Teruntuk
Ibuku yang semakin mengkriput.
Sebelum
aku menuangkan segalanya, ijinkan kubuka lembar surat ini dengan salam yang
paling indah agar segala niatku mendapatkan Ridho dari Sang Maha Agung.
السلام عليكم ورحمة الله وبركات
Ibu,
ijinkan lembaran putih ini aku gores dengan sepenuh hati. Dengan begitu goresan
– goresan ini mampu mewakili semua isi
hatiku. Tak kuat rasanya memendam semua ini sendiri saja. Dan besar harapanku
melalui lembaran surat ini. Walau sebenarnya sangat sulit untukku menggores
kata demi kata pada lembaran ini bila untaian kata yang tertuang ditujukan untuk
Ibuku yang semakin mengkriput. Tapi keberanian ini kulakukan karena Ibu walau
terkadang harus tersendat dan mencekik
hati saat mengingat semuanya.
Kini
Ibu tak lagi cantik, karena kerutan-kerutan yang menggores wajah cantik itu
kian hari semakin terlihat jelas. Namun dimataku wanita paling cantik tetaplah
Ibu seorang. Sesungging senyuman yang Ibu berikan setiap kali aku berhasil
melakukan sesuatu itu yang membuatku mampu melawan keletihan dan kebosananku.

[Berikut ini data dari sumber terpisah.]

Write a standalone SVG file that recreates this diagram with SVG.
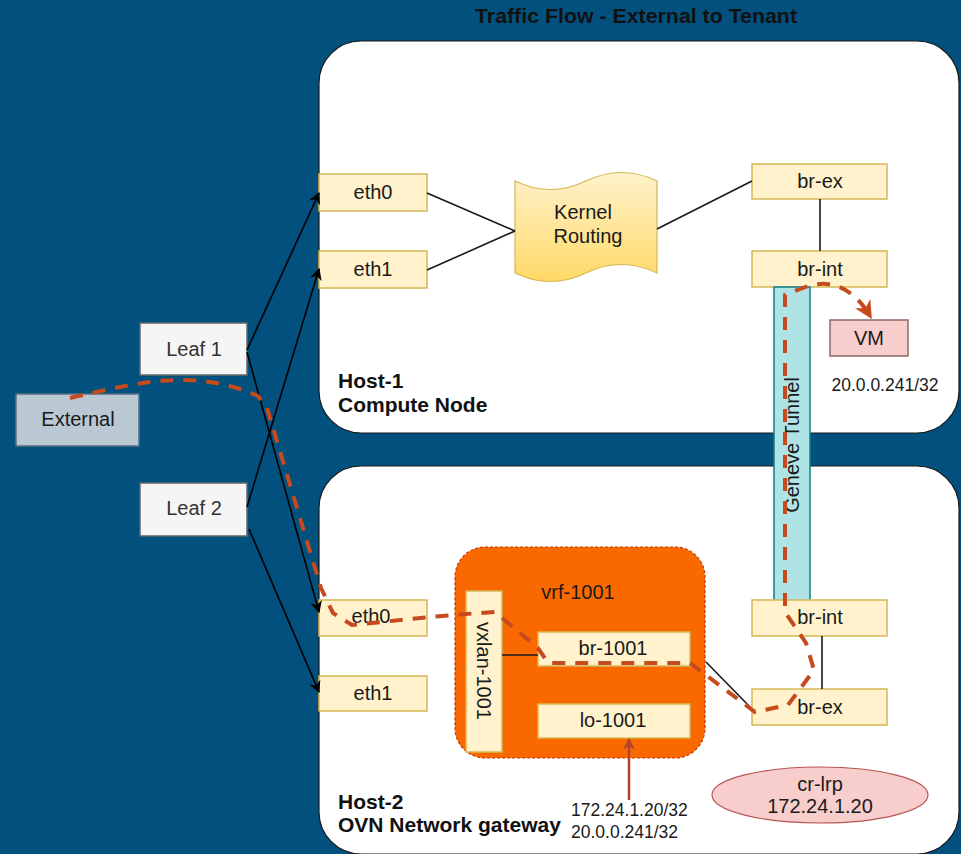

Senyuman yang menenangkan jiwa dan yang selalu memberikan semangat dalam
diriku, sejak kakak lahir hingga aku memiliki seorang adik tak bisa lepas dari
wajah Ibu yang semakin mengkriput itu. Tapi
kerutan-kerutan itu tak penting bagiku. Hanya lah goresan kerutan yang membuat
wajah seperti ada lipatan – lipatan kecil saja. Yang sama sekali tidak
mengurangi kemuliaan seorang Ibu. Dimataku hanya ada Ibu seorang yang mulia.
Di
dalam hati yang nun jauh tempatnya hingga tak terlihat kasat mata ada perasaan
yang sulit tuk kuungkapkan secara langsung. Bukan karena aku pengecut. Tapi
karena perasaan itu ada untuk Ibu. Taukah kau perasaan apa itu, Ibu ? jika kau
jawab itu perasaan sayangku yang paling dalam, itu salah. Bukan perasaan itu
yang tersimpan dalam ruangan nan jauh di hati ini. Walau hanya sekitar satu
persen saja rasa itu tersimpan. Tetap
saja rasa itu mengganjal sekali. Benci. Yaa... itu yang tersimpan. Sekarang kau
tahu mengapa itu tersimpan, Ibu ? Rasa itu muncul setiap kali aku mendengar omelan-omelanmu, Ibu. Benci itu datang
dan pergi begitu saja. Entah darimana perasaan itu muncul. Mungkin karena omelan-omelanmu jadi benci itu datang.
Bahkan seketika wajahmu terlihat menakutkan saat ngomel, Ibu. Jangan marah Ibu. Aku jujur, mengatakan apa adanya
tanpa ada satu kebohongan sedikitpun.
Kau
juga harus tau Ibu. Setelah kau ngomel-ngomel
membawa si benci itu datang, otakku
ini berputar betapa anehnya diriku. Justru aku mengingginkan omelan-omelanmu terulang
lagi. Bukan karena aku tidak konsisten. Tapi karena aku sadar bahwa seorang
anak yang belajar di sekolah berlabel “madrasah”
seperti aku ini tak pantas membenci Ibu. Selain itu juga karena sembilan puluh
sembilan persen ada rasa sayangku padamu, Ibu. Rasa sayang itu yang meleburkan
rasa benci dalam diriku ini.
Ibu,
jika memang Ibu tak suka dan keberatan dengan surat yang aku tulis ini Ibu
boleh meremas-remas surat ini kemudian lemparkan kedalam tong sampah. Namun
sebaliknya jika Ibu senang dengan datangnya surat ini maka simpanlah surat ini
dan peluklah aku saat aku kembali kerumah Ibu. Maafkan aku Ibu, beginilah
caraku mengungkapkan betapa besarnya rasa cintaku padamu. Tak lupa aku mengucapkan
trimakasih pada Ibu dan ku sudahi surat ini dengan salam penutup yang paling
indah seperti salam pembuka surat ini. Trimakasih Ibu.